GONYEA: And, again, you were on the panel, but you couldn't get access to the work it was doing or any evidence that it was supposedly gathering.

DUNLAP: I couldn't even get a schedule. This was the frustration that I felt when Minnesota Secretary of State Steve Simon forwarded me an email from the Minnesota Voters Alliance touting the fact that they've been invited to the December meeting of the commission, and that was the first word I'd had in October that they were even talking about a December meeting. So that's when I sent the formal letter which really led ultimately to the lawsuit you're talking about.

GONYEA: And, along the way, you shared your concerns with other members of the group?

DUNLAP: I did. And one of the things that came out in these documents was a probate judge from Alabama, Alan King, who was one of the other Democrats on the commission, unbeknownst to me, had also sent a similar piece of correspondence to mine asking for what we were doing, what was going on. And he didn't get an answer, either.

GONYEA: Kris Kobach is, of course, the secretary of state of Kansas. He was the vice chair of this commission appointed by President Trump. When the commission was disbanded, neither Kobach nor the president said, we're disbanding it because it didn't find anything. They said there were legal issues. They had other reasons. What were you told at the time regarding why the commission was being folded?

GONYEA: The only thing that we were told at the time - and it came very suddenly - was that, because of all the lawsuits, it was impossible for the commission to do its work, which I find absolutely laughable. As the chief elections officer, chief motor vehicle officer, chief notary officer, etc., for the state of Maine, I get sued about five times a week. If I stopped doing my work because of pending litigation, we'd come grinding to a halt. It just simply does not follow that the White House cannot have a commission do its work because there's litigation. That's what the Department of Justice is for. You let them handle the litigation, and you keep doing your work.

I think the reason why they disbanded it was because they really didn't want anybody to know what they were talking about and working on behind the scenes, which was this report that was being framed up without any of our knowledge. We hadn't even done any substantive discussion about what a report would look like, and they were writing it. So I think that speaks to what the goal was, which was to validate the president's claims - not to do any type of investigation or explication of what those claims would actually look like or produce.

GONYEA: You were happy to be on this commission. It's just the way this commission went about its business.

DUNLAP: Yeah. I mean, I was - I came into it with the idea that we could tell our story. We do a great job in our elections here in Maine, and people trust what we do. And I thought, that's a great story to tell. But we never really got a chance to tell it because the focus of the work of the commission seemed to be on, you know, this phantom menace of voter fraud that you can't quantify it. Nobody ever shows me indictments. They never show me prosecutions during the time of the commission.

People would send me Facebook memes about (laughter) you know, the number of illegal immigrants voting.

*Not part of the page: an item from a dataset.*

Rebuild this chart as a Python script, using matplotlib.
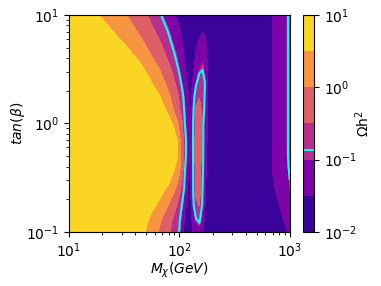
import numpy as np
import matplotlib
matplotlib.use("Agg")
import matplotlib.pyplot as plt
from matplotlib.colors import LogNorm

# Dark matter mass grid (GeV)
mass = np.array([10, 17.8, 23.7, 31.6, 39.8, 44.7, 56.2, 70.8, 79.4, 89.1, 100, 105.9, 112.2,
                 118.9, 125.9, 133.4, 141.3, 151.4, 162.2, 171.8, 182.0, 316, 631, 708, 933, 1000])
# tan(beta) grid
tan_beta = np.array([0.1, 0.126, 0.178, 0.251, 0.355, 0.501, 0.708, 1.0,
                     1.334, 1.778, 2.371, 3.162, 4.217, 5.623, 7.499, 10.0])

# log10(Omega h^2), one row per tan(beta)
log_omega = np.array([
    [0.95, 0.95, 0.95, 0.95, 0.815, 0.605, 0.185, -0.233, -0.442, -0.68, -0.952, -1.355, -1.758,
     -1.8, -1.8, -1.4, -1.3, -1.2, -1.55, -1.8, -1.8, -1.85, -1.8, -1.8, -1.55, -1.35],
    [0.95, 0.95, 0.95, 0.95, 0.926, 0.719, 0.306, -0.124, -0.362, -0.616, -0.892, -1.225, -1.607,
     -1.8, -1.8, -1.35, -1.0, -0.88, -1.35, -1.75, -1.8, -1.85, -1.8, -1.75, -1.45, -1.2],
    [0.95, 0.95, 0.95, 0.95, 0.95, 0.95, 0.616, 0.202, -0.007, -0.336, -0.719, -0.952, -1.355,
     -1.758, -1.8, -1.0, -0.55, -0.48, -1.1, -1.6, -1.8, -1.85, -1.8, -1.65, -1.35, -1.1],
    [0.95, 0.95, 0.95, 0.95, 0.95, 0.95, 0.95, 0.596, 0.343, 0.091, -0.372, -0.696, -1.078,
     -1.518, -1.8, -0.9, -0.42, -0.38, -0.95, -1.52, -1.8, -1.85, -1.75, -1.55, -1.25, -1.0],
    [0.95, 0.95, 0.95, 0.95, 0.95, 0.95, 0.95, 0.95, 0.861, 0.451, 0.041, -0.417, -0.93,
     -1.403, -1.8, -0.9, -0.38, -0.32, -0.88, -1.4, -1.8, -1.85, -1.72, -1.47, -1.18, -0.85],
    [0.95, 0.95, 0.95, 0.95, 0.95, 0.95, 0.95, 0.95, 0.95, 0.847, 0.153, -0.304, -0.805,
     -1.287, -1.771, -0.88, -0.35, -0.3, -0.85, -1.35, -1.75, -1.85, -1.7, -1.45, -1.15, -0.7],
    [0.95, 0.95, 0.95, 0.95, 0.95, 0.95, 0.95, 0.95, 0.95, 0.743, 0.068, -0.345, -0.805,
     -1.287, -1.771, -0.88, -0.35, -0.3, -0.85, -1.3, -1.75, -1.85, -1.7, -1.45, -1.15, -0.7],
    [0.95, 0.95, 0.95, 0.95, 0.95, 0.95, 0.95, 0.95, 0.708, 0.292, -0.179, -0.476, -0.93,
     -1.302, -1.683, -0.9, -0.4, -0.3, -0.85, -1.3, -1.75, -1.85, -1.7, -1.45, -1.15, -0.7],
    [0.95, 0.95, 0.95, 0.95, 0.95, 0.95, 0.95, 0.627, 0.293, -0.049, -0.459, -0.733, -1.036,
     -1.358, -1.68, -1.0, -0.45, -0.35, -0.7, -1.25, -1.75, -1.85, -1.7, -1.45, -1.15, -0.7],
    [0.95, 0.95, 0.95, 0.95, 0.95, 0.95, 0.774, 0.302, 0.066, -0.24, -0.603, -0.836, -1.122,
     -1.437, -1.752, -1.15, -0.7, -0.53, -0.6, -1.2, -1.75, -1.85, -1.7, -1.45, -1.15, -0.7],
    [0.95, 0.95, 0.95, 0.95, 0.95, 0.905, 0.492, 0.079, -0.172, -0.45, -0.813, -1.032, -1.286,
     -1.541, -1.8, -1.4, -1.0, -0.75, -0.7, -1.0, -1.75, -1.85, -1.7, -1.45, -1.15, -0.7],
    [0.95, 0.95, 0.95, 0.95, 0.765, 0.581, 0.213, -0.183, -0.4, -0.672, -1.015, -1.232, -1.448,
     -1.664, -1.8, -1.6, -1.3, -1.05, -0.94, -1.2, -1.75, -1.85, -1.7, -1.45, -1.15, -0.7],
    [0.95, 0.95, 0.95, 0.756, 0.444, 0.288, -0.03, -0.406, -0.625, -0.875, -1.21, -1.387, -1.564,
     -1.741, -1.8, -1.75, -1.45, -1.2, -1.1, -1.3, -1.8, -1.85, -1.7, -1.45, -1.15, -0.7],
    [0.95, 0.95, 0.762, 0.441, 0.185, 0.056, -0.257, -0.61, -0.822, -1.077, -1.367, -1.512, -1.657,
     -1.8, -1.8, -1.8, -1.65, -1.45, -1.35, -1.45, -1.8, -1.85, -1.7, -1.45, -1.15, -0.7],
    [0.95, 0.768, 0.491, 0.215, -0.009, -0.16, -0.461, -0.802, -0.997, -1.236, -1.476, -1.596, -1.716,
     -1.8, -1.8, -1.8, -1.8, -1.7, -1.6, -1.65, -1.8, -1.85, -1.7, -1.45, -1.15, -0.7],
    [0.95, 0.529, 0.286, 0.043, -0.215, -0.354, -0.655, -1.01, -1.235, -1.46, -1.684, -1.8, -1.8,
     -1.8, -1.8, -1.8, -1.8, -1.8, -1.8, -1.8, -1.8, -1.85, -1.7, -1.45, -1.15, -0.7],
])

levels = np.logspace(-2, 1, 7)
relic = 0.12  # observed relic density

omega = 10 ** log_omega
M, T = np.meshgrid(mass, tan_beta)

fig = plt.figure(figsize=(3.81, 2.86), dpi=100)
ax = fig.add_axes([0.181, 0.189, 0.580, 0.759])
cax = fig.add_axes([0.796, 0.189, 0.029, 0.759])

cf = ax.contourf(M, T, omega, levels=levels, norm=LogNorm(vmin=1e-2, vmax=10), cmap='plasma')
cs = ax.contour(M, T, omega, levels=[relic], colors='cyan', linewidths=1.5)
ax.set_xscale('log')
ax.set_yscale('log')
ax.set_xlim(10, 1000)
ax.set_ylim(0.1, 10)
ax.set_xlabel(r'$M_{\chi}(GeV)$', fontsize=10, labelpad=0)
ax.set_ylabel(r'$tan(\beta)$', fontsize=10, labelpad=-1)
ax.tick_params(labelsize=10)

cbar = fig.colorbar(cf, cax=cax)
cbar.add_lines(cs)
cbar.set_ticks([1e-2, 1e-1, 1e0, 1e1])
cbar.ax.minorticks_off()
cbar.ax.tick_params(labelsize=10)
cbar.set_label(r'$\Omega$h$^2$', fontsize=10, labelpad=-3)

fig.savefig('out.png', dpi=100)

It's like, OK, that's a great fairy tale, but show me the actual concrete evidence. And no one seems to be able to come up with that, either now or during the time of the commission.

GONYEA: Matthew Dunlap is the secretary of state of the state of Maine. Thanks for being with us today.

DUNLAP: Thanks for having me.

GONYEA: And we should say we have reached out to Secretary Kris Kobach, the former vice chair of the commission, and are awaiting his response.